Furthermore, thousands of National Guardsmen should be called out of reserve duty to patrol the halls, armed with assault rifles and batons. Anyone appearing suspicious would be subject to immediate apprehension and detention. At the same time, students should be searched for drugs (including a body cavity examination) - a solution that kills two birds with one stone.

As a preventative measure, students entering kindergarten should be genetically profiled to identify high-risk cases. Those found to be genetically below par should be taken to special education centers where they will be psychologically conditioned to enter a catatonic state even at the thought of firing a gun.

Lastly, all children should be taught how to use firearms (the NRA actually advocates this) and should be issued .22 caliber handguns upon the age of 14. In the same way that the chance of war is reduced if two sides have nuclear weapons, this proposal will certainly make any potential mugger think twice (this argument is tossed around, as well).

These measures, though expensive and unprecedented, could very well be the only alternative we have to gun control if we, as a nation, truly believe our homicide rate is unconscionable. Adopting them will be difficult politically and will take time, but they will in no way infringe on the Second Amendment.

But wait, gun control does not necessarily infringe on the Second Amendment! According to the text of the Constitution, the Second Amendment provides that a "well regulated Militia, being necessary to the security of a free State, the right of the people to keep and bear Arms shall not be infringed." This wording was interpreted in United States v. Miller (307 U.S. 174, 1939). According to the court, the amendment protects only state-sponsored "well regulated militias." The right to bear arms only applies only to such organizations, not individuals.

Former Chief Justice Warren Berger in a 1991 interview called the belief that the Second Amendment provides blanket protection for gun ownership "One of the greatest pieces of fraud - I repeat the word 'fraud' - on the American public by special interest groups that I've seen in my lifetime."

Mr. Berger goes on to say, "The real purpose of the Second Amendment was to ensure that the state armies - the militias - would be maintained for the defense of the state. The very language of the Second Amendment refutes any argument that it was intended to guarantee every citizen an unfettered right to any kind of weapons he or she desires."

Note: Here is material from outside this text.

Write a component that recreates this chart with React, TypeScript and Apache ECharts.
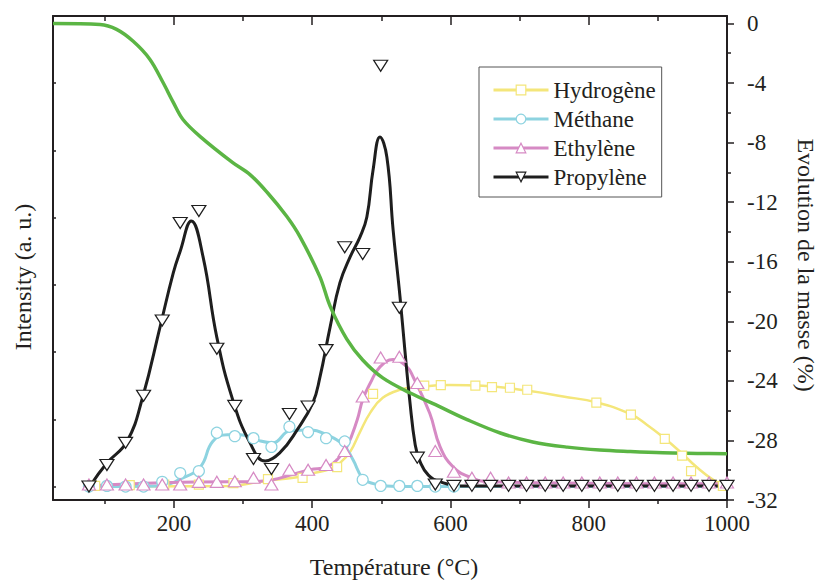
import React, { useEffect, useRef } from 'react';
import * as echarts from 'echarts';

const FONT = '"Liberation Serif", "Times New Roman", serif';
const TEXT = '#231f20';
const AXIS = '#231f20';

const C_H2 = '#F4E67A';
const C_CH4 = '#8DD3E0';
const C_C2H4 = '#D68AC4';
const C_C3H6 = '#1E1E1E';
const C_MASS = '#5BB544';

// Temperatures (°C) of the sampled points for propylene / methane / ethylene
const markerTemps = [77, 103, 130, 156, 183, 209, 236, 262, 288, 315, 341, 367, 394, 420, 447, 473, 499, 526, 552, 578, 605, 631, 658, 684, 710, 737, 763, 790, 816, 842, 869, 895, 922, 948, 974, 1000];

const propyleneMarks = [0.00, 0.32, 0.65, 1.35, 2.47, 3.92, 4.10, 2.05, 1.20, 0.41, 0.26, 1.08, 1.19, 2.03, 3.56, 3.46, 6.26, 2.66, 0.43, 0.03, 0.01, 0.01, 0.01, 0.01, 0.01, 0.01, 0.01, 0.01, 0.01, 0.01, 0.01, 0.01, 0.01, 0.01, 0.01, 0.01];
const methaneMarks = [0.00, 0.01, 0.00, 0.00, 0.07, 0.20, 0.23, 0.80, 0.75, 0.72, 0.59, 0.89, 0.81, 0.72, 0.67, 0.10, 0.01, 0.01, 0.01, 0.00, 0.00];
const ethyleneMarks = [0.03, 0.03, 0.03, 0.03, 0.03, 0.03, 0.07, 0.07, 0.08, 0.13, 0.03, 0.25, 0.25, 0.32, 0.53, 1.34, 1.92, 1.93, 1.54, 0.53, 0.22, 0.13, 0.13, 0.06, 0.06, 0.06, 0.06, 0.06, 0.06, 0.06, 0.06, 0.06, 0.06, 0.06, 0.06, 0.06];

const hydrogenTemps = [86, 136, 186, 236, 286, 336, 386, 436, 488, 562, 586, 636, 660, 686, 711, 811, 861, 910, 935, 948, 994];
const hydrogenMarks = [0.01, 0.02, 0.03, 0.03, 0.05, 0.11, 0.13, 0.29, 1.38, 1.50, 1.51, 1.50, 1.48, 1.47, 1.44, 1.25, 1.07, 0.71, 0.46, 0.23, 0.01];

// Fitted curves [T, intensity]
const propyleneCurve = [[78, 0], [103, 0.35], [132, 0.67], [155, 1.34], [180, 2.38], [199, 3.18], [209, 3.5], [225, 3.95], [242, 3.42], [262, 2.22], [285, 1.29], [310, 0.65], [332, 0.38], [353, 0.5], [378, 0.84], [401, 1.25], [411, 1.62], [426, 2.38], [440, 3.03], [455, 3.42], [469, 3.71], [479, 4.01], [488, 4.71], [498, 5.2], [508, 4.9], [517, 3.82], [527, 2.82], [534, 2.03], [541, 1.29], [549, 0.62], [556, 0.37], [568, 0.17], [585, 0.07], [614, 0.01], [1000, 0.01]];
const methaneCurve = [[78, 0], [180, 0.01], [209, 0.11], [238, 0.29], [256, 0.67], [277, 0.77], [296, 0.77], [324, 0.68], [343, 0.65], [368, 0.83], [397, 0.84], [421, 0.77], [445, 0.62], [459, 0.4], [473, 0.13], [494, 0.03], [523, 0], [1000, 0]];
const ethyleneCurve = [[78, 0.01], [281, 0.07], [310, 0.07], [343, 0.1], [368, 0.17], [397, 0.25], [421, 0.29], [436, 0.4], [450, 0.59], [465, 0.99], [473, 1.29], [484, 1.54], [498, 1.78], [517, 1.89], [537, 1.78], [546, 1.63], [570, 1.09], [585, 0.59], [604, 0.29], [628, 0.14], [657, 0.07], [1000, 0.04]];
const hydrogenCurve = [[78, 0], [281, 0.01], [329, 0.08], [378, 0.14], [401, 0.2], [426, 0.26], [440, 0.35], [455, 0.52], [469, 0.81], [484, 1.1], [502, 1.32], [527, 1.44], [552, 1.48], [599, 1.51], [647, 1.5], [715, 1.42], [763, 1.34], [812, 1.25], [860, 1.08], [884, 0.92], [907, 0.74], [932, 0.52], [956, 0.29], [980, 0.1], [1000, 0]];

// Mass evolution (%) [T, %]
const massCurve = [[25, 0], [93, -0.07], [117, -0.4], [141, -1.2], [165, -2.4], [184, -3.95], [199, -5.3], [213, -6.45], [238, -7.6], [285, -9.35], [310, -10.15], [335, -11.35], [363, -12.95], [382, -14.3], [411, -17.0], [426, -19.0], [450, -21.2], [473, -22.6], [502, -23.8], [541, -24.8], [585, -25.75], [624, -26.6], [672, -27.5], [719, -28.1], [769, -28.45], [816, -28.65], [860, -28.75], [907, -28.83], [957, -28.87], [1000, -28.9]];

const xMajorTicks = [200, 400, 600, 800, 1000];
const xMinorTicks = [100, 300, 500, 700, 900];
const intensityTicks = [0, 1, 2, 3, 4, 5, 6];
const massMajorTicks = [0, -4, -8, -12, -16, -20, -24, -28, -32];
const massMinorTicks = [-2, -6, -10, -14, -18, -22, -26, -30];

const zip = (xs: number[], ys: number[]) => ys.map((y, i) => [xs[i], y]);

export default function App() {
  const ref = useRef<HTMLDivElement>(null);
  useEffect(() => {
    if (!ref.current) return;
    const chart = echarts.init(ref.current, null, { renderer: 'svg' });
    const axisLine = { show: true, onZero: false, lineStyle: { color: AXIS, width: 2 } };
    const tickStyle = { color: AXIS, width: 1.5 };
    const xBase = { type: 'value', min: 25, max: 1000, splitLine: { show: false } };
    const lineS = (name: string, data: number[][], color: string, width: number, symbol: string, rotate = 0) => ({
      type: 'line', name, data, xAxisIndex: 0, yAxisIndex: 0,
      smooth: 0.45, showSymbol: false, symbol, symbolRotate: rotate,
      lineStyle: { color, width }, itemStyle: { color: '#fff', borderColor: color, borderWidth: 1.2 },
      silent: true, z: 2,
    });
    const markS = (name: string, data: number[][], color: string, symbol: string, size: any, rotate = 0) => ({
      type: 'scatter', name, data, xAxisIndex: 0, yAxisIndex: 0,
      symbol, symbolSize: size, symbolRotate: rotate,
      itemStyle: { color: '#fff', borderColor: color, borderWidth: 1.2, opacity: 1 },
      silent: true, z: 2,
    });
    const legendItem = (name: string, color: string) => ({
      name, itemStyle: { color: '#fff', borderColor: color, borderWidth: 1.2 }, lineStyle: { color, width: 3 },
    });
    const plain = (v: number) => String(v);
    chart.setOption({
      animation: false,
      backgroundColor: '#fff',
      grid: { left: 53, right: 93, top: 16, bottom: 83, containLabel: false, outerBoundsMode: 'none' },
      legend: {
        orient: 'vertical', left: 479, top: 67,
        padding: [11, 6, 8, 13], itemWidth: 55, itemHeight: 12, itemGap: 5,
        borderColor: '#555', borderWidth: 1, backgroundColor: '#fff',
        textStyle: { fontFamily: FONT, fontSize: 23, color: TEXT, lineHeight: 24 },
        data: [legendItem('Hydrogène', C_H2), legendItem('Méthane', C_CH4), legendItem('Ethylène', C_C2H4), legendItem('Propylène', C_C3H6)],
      },
      xAxis: [
        {
          ...xBase, position: 'bottom', name: 'Température (°C)', nameLocation: 'middle', nameGap: 55,
          nameTextStyle: { fontFamily: FONT, fontSize: 24, color: TEXT, padding: [0, 0, 0, 8] },
          axisLine, axisTick: { show: true, inside: false, length: 8, customValues: xMajorTicks, lineStyle: tickStyle },
          axisLabel: { show: true, customValues: xMajorTicks, formatter: plain, fontFamily: FONT, fontSize: 23, color: TEXT, margin: 12 },
        },
        {
          ...xBase, position: 'bottom', axisLine: { show: false, onZero: false },
          axisTick: { show: true, inside: false, length: 4, customValues: xMinorTicks, lineStyle: tickStyle },
          axisLabel: { show: false },
        },
        {
          ...xBase, position: 'top', axisLine,
          axisTick: { show: true, inside: true, length: 9, customValues: xMajorTicks, lineStyle: tickStyle },
          axisLabel: { show: false },
        },
        {
          ...xBase, position: 'top', axisLine: { show: false, onZero: false },
          axisTick: { show: true, inside: true, length: 5, customValues: xMinorTicks, lineStyle: tickStyle },
          axisLabel: { show: false },
        },
      ],
      yAxis: [
        {
          type: 'value', min: -0.2, max: 7, position: 'left',
          name: 'Intensity (a. u.)', nameLocation: 'middle', nameRotate: 90, nameGap: 18,
          nameTextStyle: { fontFamily: FONT, fontSize: 24, color: TEXT, padding: [0, 38, 0, 0] },
          axisLine, splitLine: { show: false },
          axisTick: { show: true, inside: true, length: 3, customValues: intensityTicks, lineStyle: tickStyle },
          axisLabel: { show: false },
        },
        {
          type: 'value', min: -32, max: 0.5, position: 'right',
          name: 'Evolution de la masse (%)', nameLocation: 'middle', nameRotate: -90, nameGap: 67,
          nameTextStyle: { fontFamily: FONT, fontSize: 24, color: TEXT, padding: [0, 0, 0, 14] },
          axisLine, splitLine: { show: false },
          axisTick: { show: true, inside: false, length: 7, customValues: massMajorTicks, lineStyle: tickStyle },
          axisLabel: { show: true, customValues: massMajorTicks, formatter: plain, fontFamily: FONT, fontSize: 23, color: TEXT, margin: 20, align: 'left' },
        },
        {
          type: 'value', min: -32, max: 0.5, position: 'right',
          axisLine: { show: false, onZero: false }, splitLine: { show: false },
          axisTick: { show: true, inside: false, length: 4, customValues: massMinorTicks, lineStyle: tickStyle },
          axisLabel: { show: false },
        },
      ],
      series: [
        lineS('Hydrogène', hydrogenCurve, C_H2, 2.5, 'rect'),
        markS('Hydrogène (points)', zip(hydrogenTemps, hydrogenMarks), C_H2, 'rect', 9),
        lineS('Méthane', methaneCurve, C_CH4, 3, 'circle'),
        markS('Méthane (points)', zip(markerTemps, methaneMarks), C_CH4, 'circle', 11),
        lineS('Ethylène', ethyleneCurve, C_C2H4, 3, 'triangle'),
        markS('Ethylène (points)', zip(markerTemps, ethyleneMarks), C_C2H4, 'triangle', [13, 11]),
        lineS('Propylène', propyleneCurve, C_C3H6, 3, 'triangle', 180),
        markS('Propylène (points)', zip(markerTemps, propyleneMarks), C_C3H6, 'triangle', [14, 11], 180),
        {
          type: 'line', name: 'Masse', data: massCurve, xAxisIndex: 0, yAxisIndex: 1,
          smooth: 0.35, showSymbol: false, symbol: 'none',
          lineStyle: { color: C_MASS, width: 3.5 }, silent: true, z: 2,
        },
      ],
    });
    return () => chart.dispose();
  }, []);
  return <div ref={ref} style={{ position: 'fixed', left: 0, top: 0, width: 820, height: 583, background: '#fff' }} />;
}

In other words, maybe it is possible to constitutionally limit gun ownership. Imagine that! But, until we reach the point when Americans end their love affair with guns, I let my proposal stand. Although the NRA talks about gun control as an issue of freedom, I think it is more an issue of fear. Americans have such a profound fear of intruders that they would keep a handgun by their beds and face the greater statistical chance of it being used against their own family than an attacker. Who is more free, someone in the US who owns a gun but lives in fear of being shot or someone in London who does not need to worry about guns at all?